La principale revendication adressée par les manifestants est encore aujourd’hui la rédaction d’une nouvelle Constitution. Ses partisans défendent l’idée que la Constitution actuelle serait à l’origine de la misère que connaissent certaines régions péruviennes. En effet, sa forme pose des problèmes de séparation des pouvoirs et de représentativité de la population, entre autres. Néanmoins, l’inefficacité des autorités régionales ainsi que la corruption semblent aussi expliquer ces inégalités de développement entre les différentes zones du Pérou. 
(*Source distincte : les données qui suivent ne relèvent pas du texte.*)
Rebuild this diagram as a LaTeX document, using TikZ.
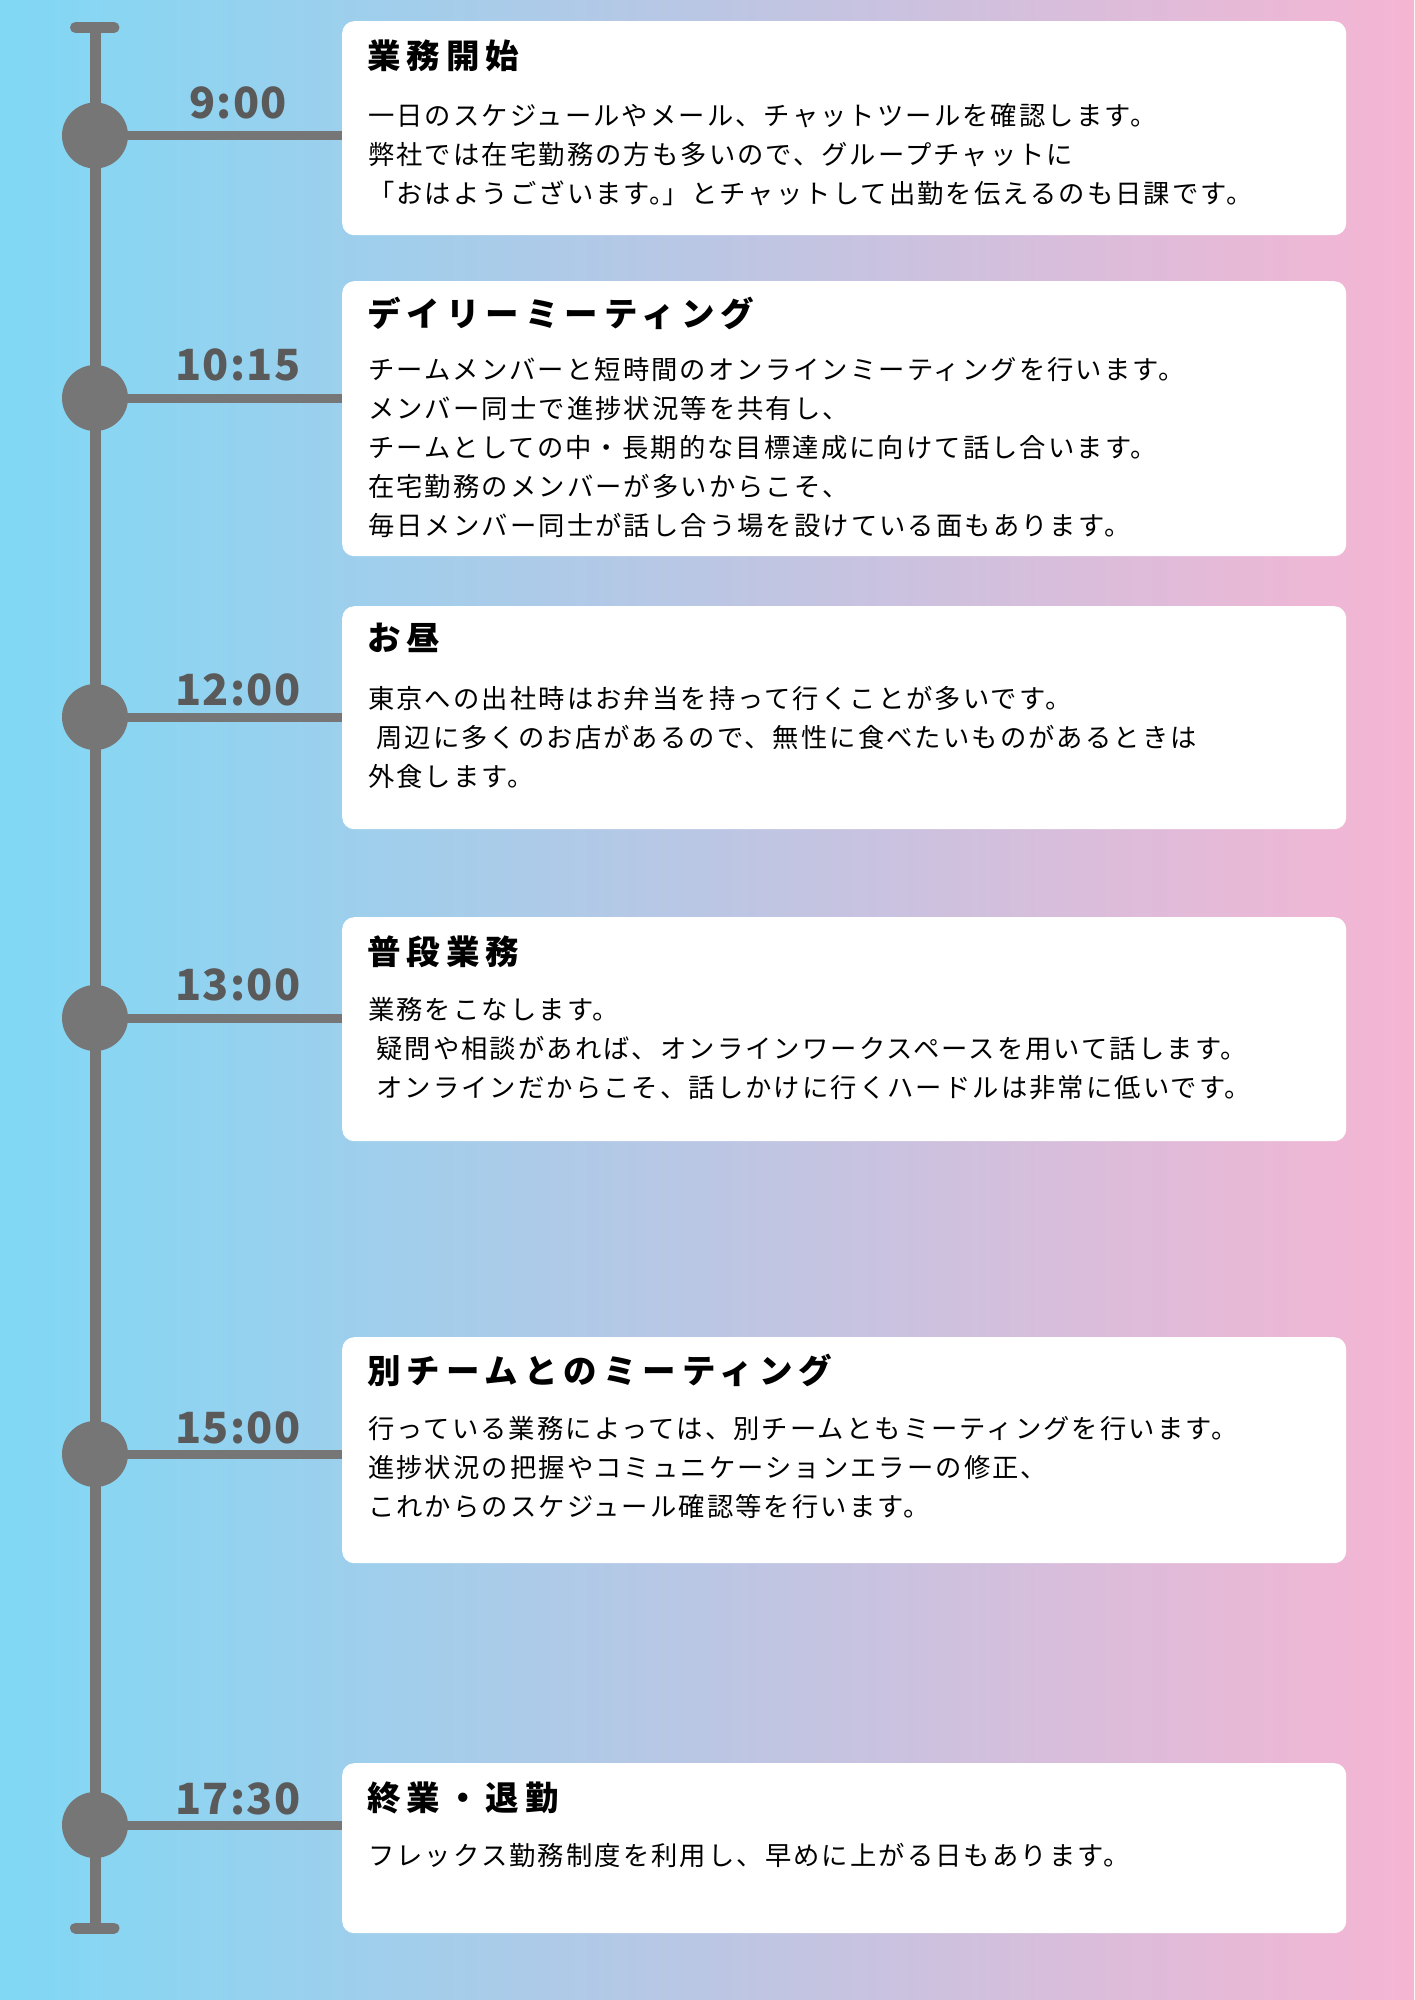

Juridiquement parlant, des révisions constitutionnelles pourraient être envisagées.  En pratique, le Parlement pourrait cependant bloquer une grande partie de ces réformes, notamment celles lui enlevant des pouvoirs et des prérogatives. De plus, les changements nécessaires sont si profonds, que la meilleure solution semblerait être celle d’une nouvelle Constitution, pour un nouveau régime. 

Un futur incertain

Ainsi, nous avons vu que la crise que connaît le Pérou est beaucoup plus profonde et complexe que ce qui a jusqu’à maintenant été dévoilé par les médias. De nombreuses propositions sont faites pour remédier aux différents problèmes, chacune ayant ses points positifs et négatifs. Néanmoins, il semble difficile d’envisager une accalmie dans les prochains mois, puisque le futur du Pérou, même à court terme, paraît imprédictible. Après les dernières années d’instabilité, la démocratie péruvienne est suspendue à un fil. Pourtant, quelque chose semble clair : le Pérou a besoin de changements profonds, et cela avant que la situation soit irrémédiable.